Telemedicine in El Salvador
Moving from a consultation under the trees to using a webcam
Doña Rosita helps the little girl sit in front of the monitor and adjusts the high definition webcam. Despite the storm, the Internet signal is quite strong at Tasajera Island. “That’s fine,” says Doctor Daniel Pérez from his office in the city of San Salvador, El Salvador, many miles away. The remote medical consultation then begins. This is what the doctor does twice a day for every islander in need of assistance.
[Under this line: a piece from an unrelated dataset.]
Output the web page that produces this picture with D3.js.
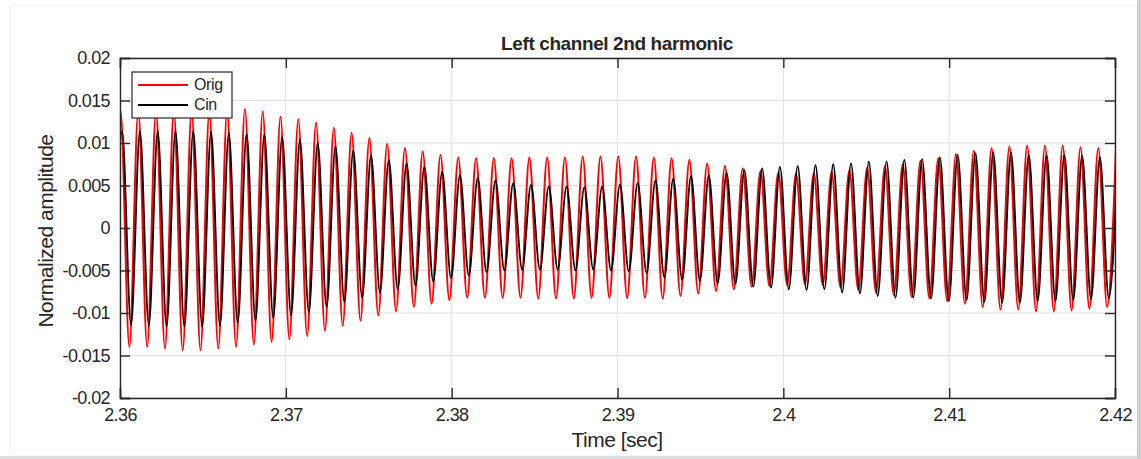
<!DOCTYPE html>
<html>
<head>
<meta charset="utf-8">
<script src="https://cdn.jsdelivr.net/npm/d3@7"></script>
<style>
	body { margin: 0; background: #fff; }
	text { font-family: "Liberation Sans", Arial, sans-serif; fill: #262626; }
</style>
</head>
<body>
<div id="container"></div>
<script>
//Axis ticks and labels
var xTicks = [2.36, 2.37, 2.38, 2.39, 2.40, 2.41, 2.42];
var xTickLabels = ["2.36", "2.37", "2.38", "2.39", "2.4", "2.41", "2.42"];
var yTicks = [-0.02, -0.015, -0.01, -0.005, 0, 0.005, 0.01, 0.015, 0.02];
var yTickLabels = ["-0.02", "-0.015", "-0.01", "-0.005", "0", "0.005", "0.01", "0.015", "0.02"];

//Time of the first Orig crest and the half period between crest and trough
var firstCrest = 2.36003;
var halfPeriod = 0.000536;
var cinLag = 0.0001;

//Crest and trough values read per cycle (trough[i] comes just before crest[i])
var origCrests = [0.0138, 0.0138, 0.0138, 0.0138, 0.0138, 0.0138, 0.0138, 0.0140, 0.0137, 0.0131,
	0.0128, 0.0124, 0.0118, 0.0112, 0.0106, 0.0099, 0.0094, 0.0090, 0.0086, 0.0083,
	0.0082, 0.0082, 0.0082, 0.0083, 0.0083, 0.0083, 0.0084, 0.0084, 0.0084, 0.0084,
	0.0083, 0.0082, 0.0080, 0.0076, 0.0073, 0.0070, 0.0067, 0.0065, 0.0064, 0.0064,
	0.0066, 0.0068, 0.0071, 0.0073, 0.0075, 0.0079, 0.0082, 0.0087, 0.0091, 0.0094,
	0.0096, 0.0097, 0.0097, 0.0097, 0.0095, 0.0094, 0.0095];
var origTroughs = [-0.0139, -0.0140, -0.0140, -0.0142, -0.0144, -0.0144, -0.0142, -0.0140, -0.0137, -0.0134,
	-0.0131, -0.0127, -0.0121, -0.0115, -0.0109, -0.0103, -0.0098, -0.0093, -0.0089, -0.0085,
	-0.0082, -0.0082, -0.0082, -0.0082, -0.0083, -0.0083, -0.0083, -0.0082, -0.0082, -0.0082,
	-0.0082, -0.0083, -0.0080, -0.0077, -0.0074, -0.0072, -0.0069, -0.0068, -0.0067, -0.0066,
	-0.0067, -0.0070, -0.0073, -0.0076, -0.0079, -0.0081, -0.0083, -0.0086, -0.0089, -0.0093,
	-0.0096, -0.0096, -0.0098, -0.0098, -0.0097, -0.0095, -0.0093];
var cinCrests = [0.0114, 0.0114, 0.0114, 0.0114, 0.0114, 0.0113, 0.0112, 0.0111, 0.0110, 0.0107,
	0.0104, 0.0100, 0.0096, 0.0091, 0.0085, 0.0080, 0.0076, 0.0072, 0.0066, 0.0062,
	0.0059, 0.0056, 0.0053, 0.0051, 0.0049, 0.0049, 0.0048, 0.0049, 0.0051, 0.0053,
	0.0056, 0.0058, 0.0061, 0.0062, 0.0065, 0.0068, 0.0070, 0.0072, 0.0073, 0.0074,
	0.0075, 0.0076, 0.0078, 0.0078, 0.0080, 0.0081, 0.0083, 0.0086, 0.0088, 0.0089,
	0.0089, 0.0086, 0.0086, 0.0086, 0.0085, 0.0083, 0.0083];
var cinTroughs = [-0.0113, -0.0114, -0.0115, -0.0116, -0.0116, -0.0116, -0.0115, -0.0112, -0.0109, -0.0106,
	-0.0103, -0.0099, -0.0093, -0.0087, -0.0082, -0.0076, -0.0072, -0.0068, -0.0063, -0.0059,
	-0.0056, -0.0052, -0.0050, -0.0049, -0.0049, -0.0049, -0.0050, -0.0049, -0.0050, -0.0051,
	-0.0053, -0.0058, -0.0061, -0.0062, -0.0065, -0.0066, -0.0069, -0.0070, -0.0072, -0.0073,
	-0.0072, -0.0076, -0.0077, -0.0080, -0.0082, -0.0082, -0.0083, -0.0086, -0.0085, -0.0087,
	-0.0088, -0.0088, -0.0086, -0.0086, -0.0085, -0.0084, -0.0083];

//Turn crests/troughs into a time series of extrema
function makeSeries(crests, troughs, lag){
	var pts = [];
	for (var i = 0; i < crests.length; i++) {
		pts.push({ t: firstCrest + lag + (2 * i - 1) * halfPeriod, v: troughs[i] });
		pts.push({ t: firstCrest + lag + 2 * i * halfPeriod, v: crests[i] });
	}
	return pts;
}

function makeD3Chart(){
	var w = 1141;
	var h = 459;
	var left = 120, top = 58, right = 1115, bottom = 398;

	var svg = d3.select('#container')
		.append("svg")
		.attr("width", w)
		.attr("height", h);

	//Figure frame
	svg.append("rect")
		.attr("x", 10).attr("y", 5)
		.attr("width", 1127).attr("height", 451)
		.attr("fill", "#fff")
		.attr("stroke", "#f0f0f0");
	svg.append("rect")
		.attr("x", 1137).attr("y", 0)
		.attr("width", 4).attr("height", h)
		.attr("fill", "#cfcfcf");
	svg.append("rect")
		.attr("x", 0).attr("y", 456)
		.attr("width", 1137).attr("height", 3)
		.attr("fill", "#dedede");

	var xScale = d3.scaleLinear()
		.domain([2.36, 2.42])
		.range([left, right]);
	var yScale = d3.scaleLinear()
		.domain([-0.02, 0.02])
		.range([bottom, top]);

	//Grid
	svg.append("g")
		.selectAll("line")
		.data(xTicks)
		.enter()
		.append("line")
		.attr("x1", function(d){ return xScale(d); })
		.attr("x2", function(d){ return xScale(d); })
		.attr("y1", top).attr("y2", bottom)
		.attr("stroke", "#e0e0e0");
	svg.append("g")
		.selectAll("line")
		.data(yTicks)
		.enter()
		.append("line")
		.attr("y1", function(d){ return yScale(d); })
		.attr("y2", function(d){ return yScale(d); })
		.attr("x1", left).attr("x2", right)
		.attr("stroke", "#e0e0e0");

	//Lines
	svg.append("clipPath").attr("id", "clip")
		.append("rect")
		.attr("x", left).attr("y", top)
		.attr("width", right - left).attr("height", bottom - top);

	var line = d3.line()
		.x(function(d){ return xScale(d.t); })
		.y(function(d){ return yScale(d.v); })
		.curve(d3.curveMonotoneX);

	var plot = svg.append("g").attr("clip-path", "url(#clip)");
	plot.append("path")
		.attr("d", line(makeSeries(origCrests, origTroughs, 0)))
		.attr("fill", "none")
		.attr("stroke", "#ff0000")
		.attr("stroke-width", 2);
	plot.append("path")
		.attr("d", line(makeSeries(cinCrests, cinTroughs, cinLag)))
		.attr("fill", "none")
		.attr("stroke", "#000")
		.attr("stroke-width", 1.8);

	//Axes with inward ticks
	var axisColor = "#262626";
	var xAxis = svg.append("g")
		.attr("transform", "translate(0," + bottom + ")")
		.call(d3.axisBottom(xScale).tickValues(xTicks).tickSize(-10).tickPadding(10)
			.tickFormat(function(d, i){ return xTickLabels[i]; }));
	var yAxis = svg.append("g")
		.attr("transform", "translate(" + left + ",0)")
		.call(d3.axisLeft(yScale).tickValues(yTicks).tickSize(-10).tickPadding(10)
			.tickFormat(function(d, i){ return yTickLabels[i]; }));
	var topAxis = svg.append("g")
		.attr("transform", "translate(0," + top + ")")
		.call(d3.axisTop(xScale).tickValues(xTicks).tickSize(-10).tickFormat(""));
	var rightAxis = svg.append("g")
		.attr("transform", "translate(" + right + ",0)")
		.call(d3.axisRight(yScale).tickValues(yTicks).tickSize(-10).tickFormat(""));

	[xAxis, yAxis, topAxis, rightAxis].forEach(function(a){
		a.select(".domain").attr("stroke", axisColor).attr("stroke-width", 1.4);
		a.selectAll(".tick line").attr("stroke", axisColor).attr("stroke-width", 1.4);
		a.selectAll(".tick text")
			.attr("font-family", "Liberation Sans, Arial, sans-serif")
			.attr("font-size", "18px")
			.attr("fill", axisColor)
			.attr("letter-spacing", "-0.6px");
	});

	//Title and axis labels
	svg.append("text")
		.attr("x", 617)
		.attr("y", 50)
		.attr("text-anchor", "middle")
		.attr("font-size", "19px")
		.attr("font-weight", "bold")
		.attr("letter-spacing", "-0.4px")
		.text("Left channel 2nd harmonic");
	svg.append("text")
		.attr("x", 617)
		.attr("y", 447)
		.attr("text-anchor", "middle")
		.attr("font-size", "21px")
		.attr("letter-spacing", "-0.5px")
		.text("Time [sec]");
	svg.append("text")
		.attr("transform", "translate(53," + ((top + bottom) / 2 + 3) + ") rotate(-90)")
		.attr("text-anchor", "middle")
		.attr("font-size", "21px")
		.attr("letter-spacing", "-0.5px")
		.text("Normalized amplitude");

	//Legend
	var legend = svg.append("g");
	legend.append("rect")
		.attr("x", 132).attr("y", 72)
		.attr("width", 100).attr("height", 46)
		.attr("fill", "#fff")
		.attr("stroke", axisColor)
		.attr("stroke-width", 1.2);
	var entries = [{ name: "Orig", color: "#ff0000" }, { name: "Cin", color: "#000" }];
	entries.forEach(function(e, i){
		var y = 85 + i * 20;
		legend.append("line")
			.attr("x1", 138).attr("x2", 188)
			.attr("y1", y).attr("y2", y)
			.attr("stroke", e.color)
			.attr("stroke-width", 2);
		legend.append("text")
			.attr("x", 194).attr("y", y + 5)
			.attr("font-size", "16px")
			.attr("letter-spacing", "-0.4px")
			.text(e.name);
	});
}

makeD3Chart();
</script>
</body>
</html>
Long gone –seven years to be exact– are the days when Dr. Pérez visited the island when (and if) he could, first by truck, then by boat, to look after the needs of the local community. Children often suffered from simple conditions (gastrointestinal, respiratory and skin problems), yet they needed to wait a month and a half for the doctor to come to the island.
This is how this family physician worked until one day he obtained the support needed to provide wireless connectivity to the island and install a telecenter at the health center. At first, this support was provided by Conexión El Salvador and SV Net; later, by FRIDA. This allowed him to develop a telemedicine project (which includes computers, cameras and an online medical records system) to help the local population overcome their limited access to traditional health systems.
The local community’s involvement was critical for making everything work. Doña Rosita’s drive was joined by a group of approximately ten youngsters, who were trained in computer equipment maintenance and the use of Information and Communication Technologies.
Pérez highlights that, in time, these daily remote consultations allowed him to establish a bond of trust with his patients and improve disease prevention on the island. Daily webcam conversations have also served to create awareness on the importance of preventative medicine and routine checkups among the island’s female population.